Since confirmation hearings began a century ago, never has the Senate denied a Supreme Court nominee a hearing. Recently, two law professors extensively analyzed the history of the Supreme Court, and concluded that there is no historical precedent for the Republicans’ refusal to consider Chief Judge Garland’s nomination. In fact, according to the report, there have been 103 prior times in history when an elected President has filled a Supreme Court vacancy prior to the election of the next President – with the advice and consent of the Senate. The Republicans’ unprecedented obstruction – and I quote here – “threatens to damage the appointments process in the future and risks significant harm to the Court.” Senate Republicans have chosen to put the functioning of our highest court in jeopardy for more than a year. That is the partisan attack on our independent judicial system that more Americans need to understand.

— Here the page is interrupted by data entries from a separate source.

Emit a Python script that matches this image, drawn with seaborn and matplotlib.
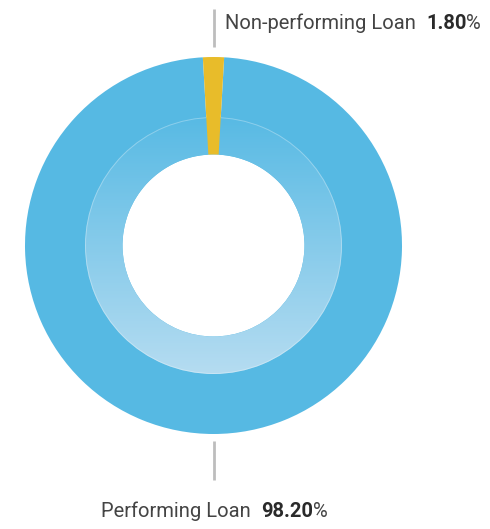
import numpy as np
import matplotlib
matplotlib.use("Agg")
import matplotlib.pyplot as plt
from matplotlib.patches import Wedge
from matplotlib.colors import LinearSegmentedColormap
import seaborn as sns

# data
categories = ["Non-performing Loan", "Performing Loan"]
shares = [1.80, 98.20]
slice_colors = ["#E8BC2A", "#56B9E3"]

sns.set_theme(style="white")
plt.rcParams["font.family"] = ["Roboto", "DejaVu Sans"]

W, H = 490, 529
fig = plt.figure(figsize=(W / 100, H / 100), dpi=100)
ax = fig.add_axes([0, 0, 1, 1])

cx, cy = 213.5, H - 245.5
r_out, r_mid, r_in = 188.5, 128.5, 91

# put the small slice centred at the top
start = 90 - shares[0] * 3.6 / 2
wedges, _ = ax.pie(shares, colors=slice_colors, startangle=start, center=(cx, cy),
                   radius=r_out, wedgeprops=dict(width=r_out - r_in, linewidth=0))
wedges[0].set_zorder(4)

# inner lighter band with a vertical gradient
ring = Wedge((cx, cy), r_mid, 0, 360, width=r_mid - r_in, transform=ax.transData,
             facecolor="none", edgecolor="none")
ax.add_patch(ring)
cmap = LinearSegmentedColormap.from_list("band", ["#58BAE4", "#B5DCF1"])
grad = np.linspace(0, 1, 256).reshape(-1, 1)
img = ax.imshow(grad, cmap=cmap, aspect="auto", origin="upper",
                extent=(cx - r_mid, cx + r_mid, cy - r_mid, cy + r_mid), zorder=3)
img.set_clip_path(ring)
ax.add_patch(Wedge((cx, cy), r_mid, 0, 360, width=1.0, facecolor="white",
                   alpha=0.3, edgecolor="none", zorder=3))

# leader lines
ax.plot([cx, cx], [H - 9, H - 47], color="#BDBDBD", lw=2, solid_capstyle="butt")
ax.plot([cx, cx], [H - 441, H - 480], color="#BDBDBD", lw=2, solid_capstyle="butt")

# labels
def label(x, y, name, value, size=14.5):
    t1 = ax.text(x, y, name + "  ", fontsize=size, color="#444444", ha="left", va="baseline")
    t2 = ax.annotate(f"{value:.2f}", xy=(1, 0), xycoords=t1, fontsize=size,
                     fontweight="bold", color="#2A2A2A", ha="left", va="bottom")
    ax.annotate("%", xy=(1, 0), xycoords=t2, fontsize=size, color="#444444",
                ha="left", va="bottom")

label(225, H - 29, categories[0], shares[0])
label(101, H - 517, categories[1], shares[1])

ax.set_xlim(0, W)
ax.set_ylim(0, H)
ax.set_aspect("equal")
ax.axis("off")
fig.savefig("out.png", dpi=100, facecolor="white")
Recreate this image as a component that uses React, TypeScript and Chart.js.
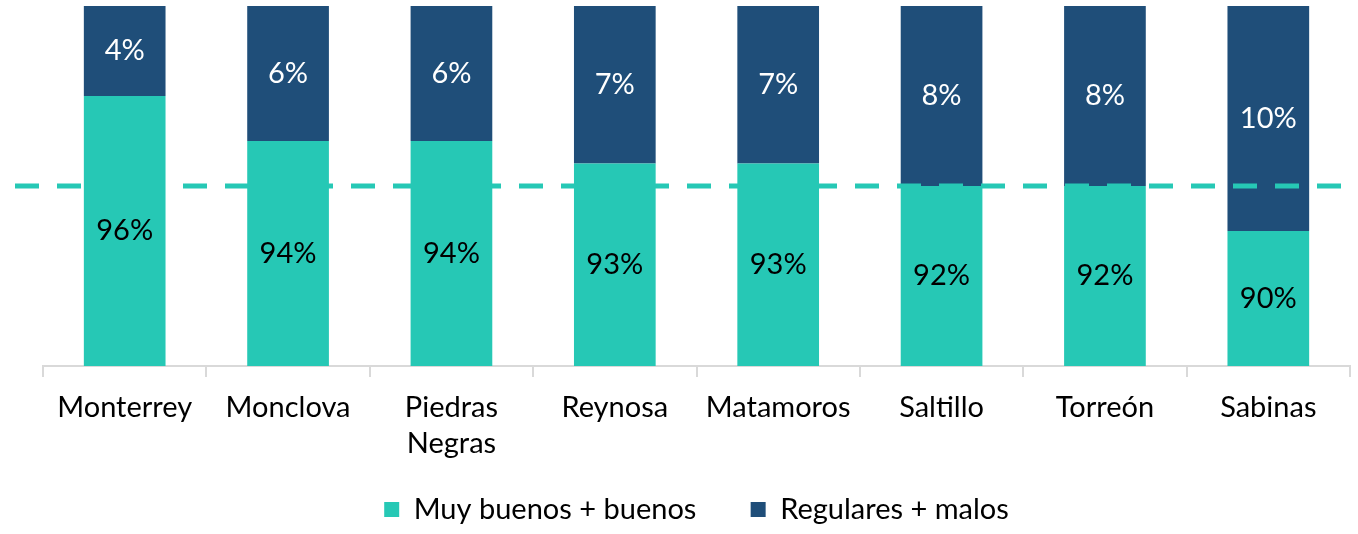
import React, { useEffect, useRef } from "react";
import { Chart, registerables } from "chart.js";

Chart.register(...registerables);

const categories: (string | string[])[] = [
  "Monterrey",
  "Monclova",
  ["Piedras", "Negras"],
  "Reynosa",
  "Matamoros",
  "Saltillo",
  "Torreón",
  "Sabinas",
];
const goodValues = [96, 94, 94, 93, 93, 92, 92, 90];
const badValues = [4, 6, 6, 7, 7, 8, 8, 10];
const seriesNames = ["Muy buenos + buenos", "Regulares + malos"];
const referenceValue = 92;
const yMin = 84;
const yMax = 100;

const GREEN = "#26C8B5";
const NAVY = "#1F4E79";
const FONT = "Lato, 'Open Sans', sans-serif";

const refLinePlugin = {
  id: "refLine",
  afterDatasetsDraw(chart: any) {
    const { ctx, chartArea, scales } = chart;
    const y = scales.y.getPixelForValue(referenceValue);
    ctx.save();
    ctx.strokeStyle = GREEN;
    ctx.lineWidth = 5;
    ctx.setLineDash([24, 18]);
    ctx.beginPath();
    ctx.moveTo(chartArea.left - 28, y);
    ctx.lineTo(chartArea.right - 5, y);
    ctx.stroke();
    ctx.restore();
  },
};

const labelPlugin = {
  id: "segLabels",
  afterDatasetsDraw(chart: any) {
    const { ctx, chartArea } = chart;
    ctx.save();
    ctx.font = `29px ${FONT}`;
    ctx.textAlign = "center";
    ctx.textBaseline = "middle";
    chart.data.datasets.forEach((ds: any, di: number) => {
      const meta = chart.getDatasetMeta(di);
      meta.data.forEach((el: any, i: number) => {
        const top = Math.max(Math.min(el.y, el.base), chartArea.top);
        const bottom = Math.min(Math.max(el.y, el.base), chartArea.bottom);
        const cy = (top + bottom) / 2;
        ctx.fillStyle = di === 0 ? "#000000" : "#FFFFFF";
        ctx.fillText(`${ds.data[i]}%`, el.x, cy);
      });
    });
    ctx.restore();
  },
};

export default function App() {
  const canvasRef = useRef<HTMLCanvasElement | null>(null);

  useEffect(() => {
    if (!canvasRef.current) return;
    const chart = new Chart(canvasRef.current, {
      type: "bar",
      data: {
        labels: categories,
        datasets: [
          {
            label: seriesNames[0],
            data: goodValues,
            backgroundColor: GREEN,
            borderWidth: 0,
            categoryPercentage: 1,
            barPercentage: 0.5,
          },
          {
            label: seriesNames[1],
            data: badValues,
            backgroundColor: NAVY,
            borderWidth: 0,
            categoryPercentage: 1,
            barPercentage: 0.5,
          },
        ],
      },
      options: {
        responsive: true,
        maintainAspectRatio: false,
        animation: false,
        layout: { padding: { left: 43, right: 8, top: 6, bottom: 0 } },
        scales: {
          x: {
            stacked: true,
            grid: {
              drawOnChartArea: false,
              drawTicks: true,
              tickLength: 11,
              color: "#D9D9D9",
              lineWidth: 2,
            },
            border: { display: true, color: "#D9D9D9", width: 2 },
            ticks: {
              color: "#000000",
              font: { family: FONT, size: 29, lineHeight: 1.24 },
              padding: 13,
              maxRotation: 0,
              autoSkip: false,
            },
            afterFit(scale: any) {
              scale.height = Math.min(scale.height, 97);
            },
          },
          y: {
            stacked: true,
            display: false,
            min: yMin,
            max: yMax,
          },
        },
        plugins: {
          legend: {
            position: "bottom",
            labels: {
              color: "#000000",
              font: { family: FONT, size: 29 },
              boxWidth: 15,
              boxHeight: 15,
              padding: 32,
              generateLabels(c: any) {
                const items = Chart.defaults.plugins.legend.labels.generateLabels(c);
                if (items.length > 0) items[0].text = items[0].text + "   ";
                return items;
              },
            },
          },
          tooltip: { enabled: false },
        },
      },
      plugins: [refLinePlugin, labelPlugin],
    });
    return () => chart.destroy();
  }, []);

  return (
    <div style={{ position: "fixed", left: 0, top: 0, width: 1358, height: 534, background: "#fff" }}>
      <canvas ref={canvasRef} />
    </div>
  );
}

When the dust settles on this latest series of provocative accusations by the Republican standard bearer, I hope the American people will remember what this says about his disrespect for the rule of law. What it says about his disrespect for our justice system. What it says about how he will treat those who may disagree with him. And what it says about those who fail to hold him accountable.

Our Founders understood why this great nation needs an independent judiciary. They designed our courts to be insulated from the political whims of the moment. They designed our judiciary to serve as a check on the political branches, including on the power of the President. Can you imagine a future president who does not respect that role that judges play? A president who thinks that judges should be disqualified from doing their jobs simply based on their race or their gender?

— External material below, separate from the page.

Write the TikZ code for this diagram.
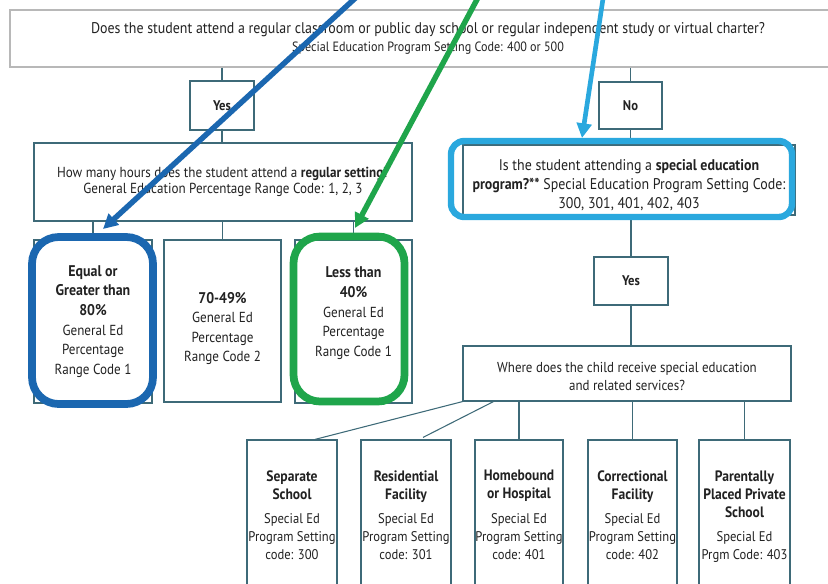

For the good of the country, Republicans need to stop diminishing our independent Federal judiciary. It is too important to be treated like an election year pawn. Our Federal courts – from the Supreme Court all the way down – deserve to be at full strength, and the Senate needs to treat fairly the dozens of nominees before us who all have earned bipartisan support. It is not fair to attack sitting judges for political gain. And it is also not fair to make allegations against judges who, as nominees, cannot respond without receiving a public hearing.

If the Republican leaders of this body want to distinguish themselves from the rhetoric of the campaign trail, they need to change course here in the Senate. Actions speak louder than words. They should allow Chief Judge Garland a public hearing and a confirmation vote this month. They should also allow an up or down vote on the 22 judicial nominees who have been reported favorably by the Senate Judiciary Committee. The American people deserve leaders who respect and support our Federal courts, and who have the courage to take action.